Adding to the uniqueness of the No Limits trip was one of its leaders, Lerona Gelb, a 27 year old Jewish woman from north London, who has been confined to a wheelchair since a car accident at the age of five.
“I have always wanted to take a Birthright group,” said Gelb. “I’ve seen the impact these trips have on the participants and when I was asked to take part, I jumped at the chance. As a wheelchair user myself, I know what it is like to be with a group and have to accept that I won’t be able to take part in every aspect of the tour. However, on this trip, every participant took part in every activity. From abseiling down Mount Gilboa to sailing on the Mediterranean, from climbing to the top of Masada and swimming in the Dead Sea, everyone was a part of the group, and everyone bonded over the same experiences with no one staying behind on the bus. There is a special bond between all participants of a Birthright trip; however the bond with this group went even deeper. The participants were so touched that so many people had gone to the effort to arrange their first trip to Israel, free of charge, so they could experience what Jews all over the world are automatically entitled to.”

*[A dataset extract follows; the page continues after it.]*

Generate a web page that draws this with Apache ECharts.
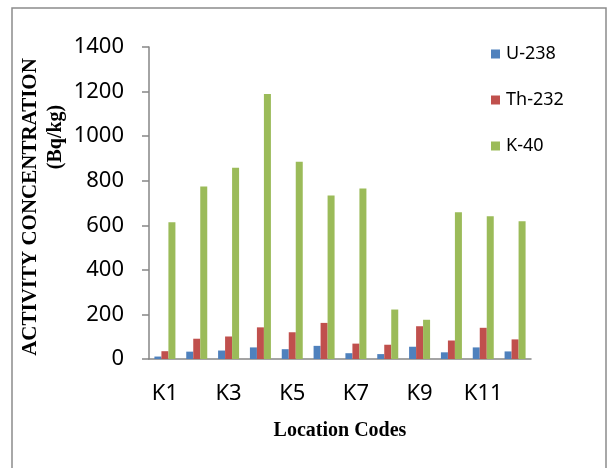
<!DOCTYPE html>
<html>
<head>
<meta charset="utf-8">
<script src="https://cdn.jsdelivr.net/npm/echarts@6/dist/echarts.min.js"></script>
<style>html,body{margin:0;padding:0;background:#fff}#c{width:612px;height:468px}</style>
</head>
<body>
<div id="c"></div>
<script>
var categories = ['K1','K2','K3','K4','K5','K6','K7','K8','K9','K10','K11','K12'];
var u238  = [11, 33, 38, 52, 44, 59, 26, 22, 55, 30, 52, 34];
var th232 = [35, 91, 101, 142, 120, 162, 69, 64, 147, 83, 140, 88];
var k40   = [614, 774, 858, 1189, 885, 734, 765, 222, 176, 659, 640, 618];
var yTicks = [0, 1400, 200];

var chart = echarts.init(document.getElementById('c'), null, {renderer: 'canvas'});
var sans = '"Noto Sans", "Open Sans", sans-serif';
var serif = '"Liberation Serif", "DejaVu Serif", serif';
function bar(name, data, color) {
  return {
    name: name, type: 'bar', data: data, barWidth: 7, barGap: '0%',
    itemStyle: {color: color}
  };
}
chart.setOption({
  animation: false,
  grid: {left: 149, right: 81, top: 47, bottom: 109, containLabel: false},
  legend: {
    orient: 'vertical', left: 486, top: 40, itemWidth: 9, itemHeight: 9, itemGap: 28,
    icon: 'rect',
    textStyle: {fontFamily: sans, fontSize: 18, color: '#000', padding: [0,0,0,1]},
    data: ['U-238', 'Th-232', 'K-40']
  },
  xAxis: {
    type: 'category', data: categories,
    axisLine: {lineStyle: {color: '#868686', width: 1.5}},
    axisTick: {show: false},
    axisLabel: {interval: 1, fontFamily: sans, fontSize: 22, color: '#000', margin: 24}
  },
  yAxis: {
    type: 'value', min: yTicks[0], max: yTicks[1], interval: yTicks[2],
    axisLine: {show: true, lineStyle: {color: '#868686', width: 1.5}},
    axisTick: {show: true, length: 7, lineStyle: {color: '#868686', width: 1.5}},
    splitLine: {show: false},
    axisLabel: {fontFamily: sans, fontSize: 22, color: '#000', margin: 25,
      formatter: function (v) { return String(v); }}
  },
  series: [
    bar('U-238', u238, '#4F81BD'),
    bar('Th-232', th232, '#C0504D'),
    bar('K-40', k40, '#9BBB59')
  ],
  graphic: [
    {type: 'rect', shape: {x: 12, y: 8, width: 594, height: 480}, style: {fill: 'none', stroke: '#8c8c8c', lineWidth: 1.5}, silent: true},
    {type: 'text', x: 31, y: 207, rotation: Math.PI/2,
     style: {text: 'ACTIVITY CONCENTRATION', font: 'bold 21px ' + serif, fill: '#000', align: 'center', verticalAlign: 'middle'}},
    {type: 'text', x: 56, y: 137, rotation: Math.PI/2,
     style: {text: '(Bq/kg)', font: 'bold 20px ' + serif, fill: '#000', align: 'center', verticalAlign: 'middle'}},
    {type: 'text', x: 340, y: 431,
     style: {text: 'Location Codes', font: 'bold 20px ' + serif, fill: '#000', align: 'center', verticalAlign: 'middle'}}
  ]
});
</script>
</body>
</html>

And for Jessica, the name “No Limits” was far more than a mere marketing slogan - it was a promise that was made good on.
“Think about it, I actually got to go to Israel, and I even got to go rock-climbing, something else that I always wanted to do, but didn’t know if I’d ever be able to,” she explains. “There we were, a group of physically disabled people, climbing up Mount Gilboa with no constraints, feeling totally free while looking out at the magnificent Israeli landscape. It was an incredible experience; one that, like the trip itself, I will never forget.”
An English major and aspiring writer, Silver was so inspired by her trip to Israel, she wrote a poem based on the experience. The poem is called Sacred City of Chalk and includes a reference to her unforgettable rock-climbing experience. “Climbing Gilboa’s red rock, my body and mind in a state of numb-like shock, as the rhythm of my heart chimed in, I began to realize where my foot had been.”